Atlas expedition 4 angles ↓

A French Laundry Weekend in Yountville

A complete booking playbook for The French Laundry weekend: secure the dinner first (60 days out on exploretock.com), walk home to Yountville's best hotels, and fill Friday and Saturday daytime across 30 km of wineries, mud baths, and valley towns.

4 succeeded 113 sources ~20 min read #179

The booking cascade determines everything else. The French Laundry’s reservations open at midnight 60 days before service on exploretock.com [1] and fill within minutes; that slot is the weekend’s foundation, not a detail to arrange later. Once secured: lock the hotel the same day (Yountville’s walkable properties track the same demand curve); book wineries 2–4 weeks out; [2] consider any conference attendance last.

Two lodging angles, one answer. The walking-distance and character studies cover the same Yountville core — the overlap is the finding, not a flaw. Both converge on five walkable properties: Napa Valley Railway Inn ($245) [3] for maximum quirk (literal steam-era railcars on Washington St.); Maison Fleurie ($228, breakfast and wine hour included) [4] as Napa Valley’s oldest hotel in an 1873 stone manor 0.2 miles away; Lavender Inn ($319, Michelin Guide listed, 0.1 miles) [5] in a National Historic Register 1850s farmhouse; North Block Hotel ($342, Michelin Two Keys) [6] with the highest guest ratings in town; and Bardessono ($450+, LEED Platinum) [7] with in-room massage tables and plunge pool villas 0.3 miles out. Saturday weekend premiums run 1.5–2× all these floors.

The divergence begins at taxi range. Sttupa Estate ($1,250+, five poet-named suites on a Howard Backen hillside above Silverado Trail, rebranded from Poetry Inn in March 2026) [8] [9] is the only property outside Yountville whose intimate, literary character genuinely matches the occasion — 5 minutes by taxi. Auberge du Soleil ($2,010+, 33 Provençal acres, Michelin-starred restaurant, 10 min taxi) [10] and Carneros Resort ($512+, corrugated-metal cottage village, 20 min south) [11] round out the taxi-range tier, though Carneros’ distance compounds transport costs on a driving-intensive day.

Saturday daytime: pace around the dinner. One mid-morning activity is the right load before a multi-course evening that runs 3–3.5 hours. Best no-car options: a dawn hot-air balloon launch from Yountville (~$300, meets at 6525 Washington St) [12] ends well before noon; Domaine Chandon in town accepts walk-ins from $36. [13] A 20-minute drive south reaches Oxbow Public Market in Napa for a casual morning. [14] Calistoga mud baths ($105–170 at Indian Springs) [15] are at the 30 km edge (~28 min) and better suited to Friday arrival rather than the day of dinner.

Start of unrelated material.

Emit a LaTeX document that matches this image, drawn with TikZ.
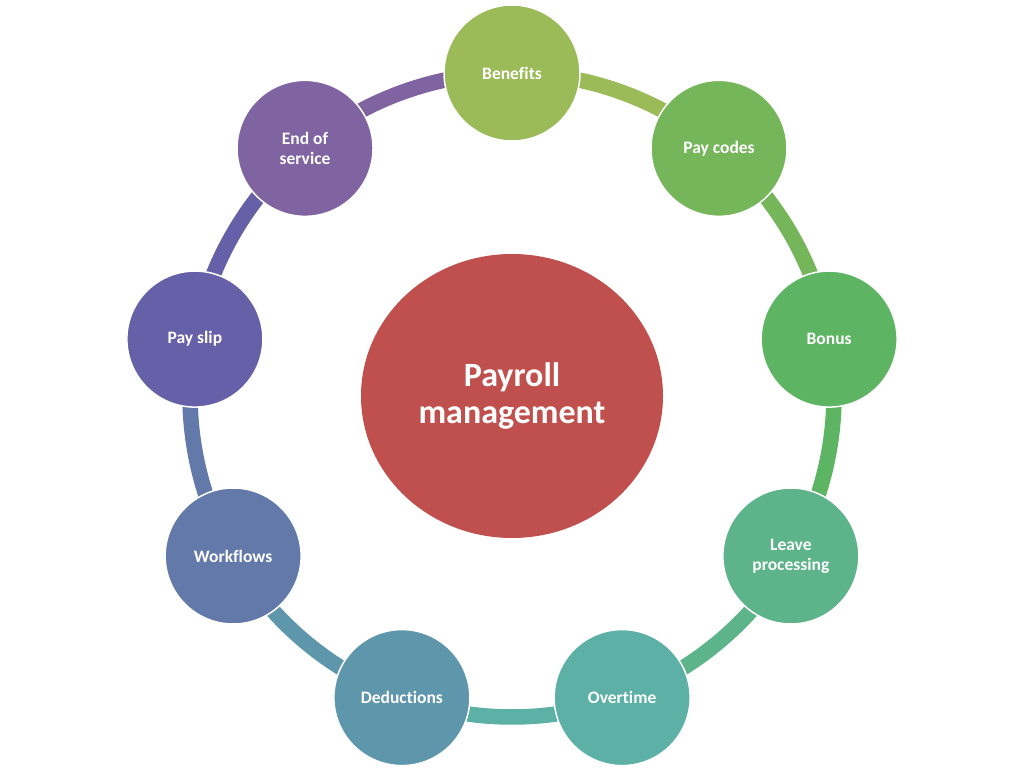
\documentclass[tikz,border=0pt]{standalone}
\usepackage{fontspec}
\setmainfont[Ligatures=NoCommon]{Carlito}
\usetikzlibrary{shapes.geometric,backgrounds}
\definecolor{cBen}{HTML}{9BBB59}
\definecolor{cPay}{HTML}{76B65A}
\definecolor{cBon}{HTML}{5DB463}
\definecolor{cLea}{HTML}{5DB38A}
\definecolor{cOve}{HTML}{5CB0A6}
\definecolor{cDed}{HTML}{5E96AC}
\definecolor{cWor}{HTML}{6279A9}
\definecolor{cSli}{HTML}{6660A8}
\definecolor{cEnd}{HTML}{8064A2}
\definecolor{cCen}{HTML}{C0504D}
\tikzset{
  item/.style={circle, minimum size=136pt, inner sep=0pt, draw=white, line width=1.5pt,
    text=white, font=\bfseries\fontsize{17.5}{20}\selectfont, align=center},
  ring/.style={line width=15.5pt},
  hub/.style={ellipse, minimum width=302pt, minimum height=284pt, inner sep=0pt,
    fill=cCen, text=white, font=\bfseries\fontsize{34}{37}\selectfont, align=center}
}
\begin{document}
\begin{tikzpicture}[x=1pt,y=1pt]
\useasboundingbox (0,0) rectangle (1024,771);
\coordinate (c) at (512,376);
\node[hub] (hub) at (512,375) {Payroll\\management};
\node[item, fill=cBen] (n0) at ([shift={(90:322)}]c) {Benefits};
\node[item, fill=cPay] (n1) at ([shift={(50:322)}]c) {Pay codes};
\node[item, fill=cBon] (n2) at ([shift={(10:322)}]c) {Bonus};
\node[item, fill=cLea] (n3) at ([shift={(-30:322)}]c) {Leave\\processing};
\node[item, fill=cOve] (n4) at ([shift={(-70:322)}]c) {Overtime};
\node[item, fill=cDed] (n5) at ([shift={(-110:322)}]c) {Deductions};
\node[item, fill=cWor] (n6) at ([shift={(-150:322)}]c) {Workflows};
\node[item, fill=cSli] (n7) at ([shift={(170:322)}]c) {Pay slip};
\node[item, fill=cEnd] (n8) at ([shift={(130:322)}]c) {End of\\service};
\begin{pgfonlayer}{background}
\draw[ring, cBen] (n0.center) arc[start angle=90, end angle=50, radius=322];
\draw[ring, cPay] (n1.center) arc[start angle=50, end angle=10, radius=322];
\draw[ring, cBon] (n2.center) arc[start angle=10, end angle=-30, radius=322];
\draw[ring, cLea] (n3.center) arc[start angle=-30, end angle=-70, radius=322];
\draw[ring, cOve] (n4.center) arc[start angle=-70, end angle=-110, radius=322];
\draw[ring, cDed] (n5.center) arc[start angle=-110, end angle=-150, radius=322];
\draw[ring, cWor] (n6.center) arc[start angle=-150, end angle=-190, radius=322];
\draw[ring, cSli] (n7.center) arc[start angle=170, end angle=130, radius=322];
\draw[ring, cEnd] (n8.center) arc[start angle=130, end angle=90, radius=322];
\end{pgfonlayer}
\end{tikzpicture}
\end{document}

Villages as day-trip destinations. Every town surfaced by the lodging studies is also a candidate for the day before dinner. Rutherford (~8 min) holds Quintessa (organic estate, $175–300) [16] and HALL cave tastings, plus Auberge du Soleil as a taxi-range base. St. Helena (~14 min) anchors the historic Model Bakery (since 1908) [17] and CIA at Greystone. [18] Carneros (~25 min south) offers di Rosa contemporary art (217 acres, $25, Fri–Sun) [19] and Domaine Carneros sparkling. Calistoga holds Castello di Amorosa (14th-century-style castle, $60–115) [20] and Old Faithful Geyser ($15). [21] Sonoma is just outside the 30 km radius by road and was not researched. Rideshare is unreliable north of St. Helena and sparse after dark; [22] a hired driver ($60–90/hr) [23] or the car-free Vine Trail between Yountville and Napa covers the daytime gaps.

Conferences: secondary. The three qualifying 2026 tech events — PV ModuleTech USA (Jun 16–17, Napa Valley Marriott, ~10 km), [24] Operating Partners Forum Napa (Jun 23–25, Silverado Resort, ~11 km), [25] and Summit Napa Valley (Oct 12–14, Meritage Resort, ~16 km) [26] — are executive-tier gatherings at resort venues, none in Yountville. Pure IT conferences are essentially absent from the radius. The practical order is still TFL first; if a conference window overlaps, layer it in.

The unresolved tension: Yountville’s walkable hotels eliminate all post-dinner logistics, but Sttupa Estate or Auberge du Soleil offer an experience better-matched to the occasion at the cost of one taxi ride. Which constraint matters more on a once-or-twice-in-a-lifetime night?